Stereotypes in Drew Hayden Taylor',s: Pretty like a White Boy
By: Natalie John • Essay • 907 Words • November 8, 2014 • 7,354 Views
Stereotypes in Drew Hayden Taylor',s: Pretty like a White Boy
Oxford’s dictionary defines stereotypes as a “widely held but fixed and oversimplified image or idea of a particular type of person or thing” (Sterotype , n.d.). In the essay written by Drew Hayden Taylor, titled Pretty Like a White Boy: The Adventures of a Blue Eyed Ojibway, stereotypes play a significant role. This essay provides many examples of stereotypes and their effects on people. In the essay, we see Taylor use stereotypes in response to the stereotypes used against him, but ultimately these stereotypes don’t help him fit in.
The stereotypes used against Taylor in this essay have a significant effect on him, consciously and unconsciously. Throughout his life, Taylor was exposed to stereotypes because of the way he looked. For example, he mentions both white and native people asking him whether he’s native, and then doubting him. “My pinkness is constantly being pointed out to me over and over again. “You don’t look Indian?” “You’re not Indian, are you?” “Really?!?”” (Taylor, 1962). These people who are doubting him, are doing so because, they have an image in their mind of what a stereotypical Native person would look like. They are surprised that people of aboriginal descent don’t all look one way. To constantly be questioned and challenged about your heritage can be tiring.

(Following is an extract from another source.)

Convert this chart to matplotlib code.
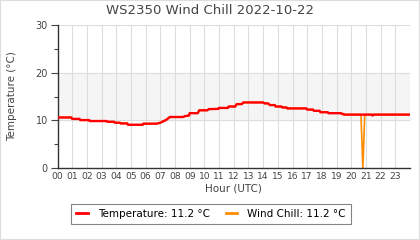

The incident that seemed to have affected him the most though was the incident with the little girl who claimed he was not aboriginal because he didn’t want to drink tea, since in her mind all natives did (Taylor, 1962). As ridiculous as that claim is, that little girl truly believed it, and since Taylor already didn’t look like what she thought a native man would , she justified or proved that he wasn’t native with another stereotype. The fact that Taylor was in a hurry didn’t matter, because in her eyes a native person always drinks tea (Taylor, 1962). As Taylor even mentions himself at the beginning of the essay that he is not the stereotypical native person when he says “Once you get past the aforementeded eyes, the fair skin, light brown hair, and noticeable lack of cheekbones, therein lies the heart and spirt of an Ojibway storyteller” (Taylor, 1962). He describes the characteristics of himself that doesn’t add up those of the characteristics of an typical Ojibway storyteller, even though that is what he identifies himself as.
In response to the stereotypes used against him, Taylor in result uses them himself. For example he says “White people – food and big tits.” (Taylor, 1962). This is a clear example of negative stereotypes he used against white people, but he also used positive stereotypes when talking about his native heritage. Positive stereotypes are stereotypes that highlight positive qualities or seem complimentary (McLeod, 2008). For example, when talking about natives he said “Native people have this wonderful respect and love for the land “ (Taylor, 1962). Which is the complete opposite of how he stereotyped caucasions. He stereotyped caucasions as very superficial with good food, in contrast to how he stereotyped aborginals who have love for the land. This could partly be because of how and who he was raised by. Since he wasn’t raised by his father (who was causcasion) he wasn’t exposed to that culture. On the other hand, he was raised raised by an Ojibway woman and grew up on the reserve around other Objibway people. He has a better understanding of what it means to be an Objibway man so his stereotypes about them are more detailed and “positive”. He does not really know his father so subconsciously since his father is a white man, he could have a more negative stereotypes about them.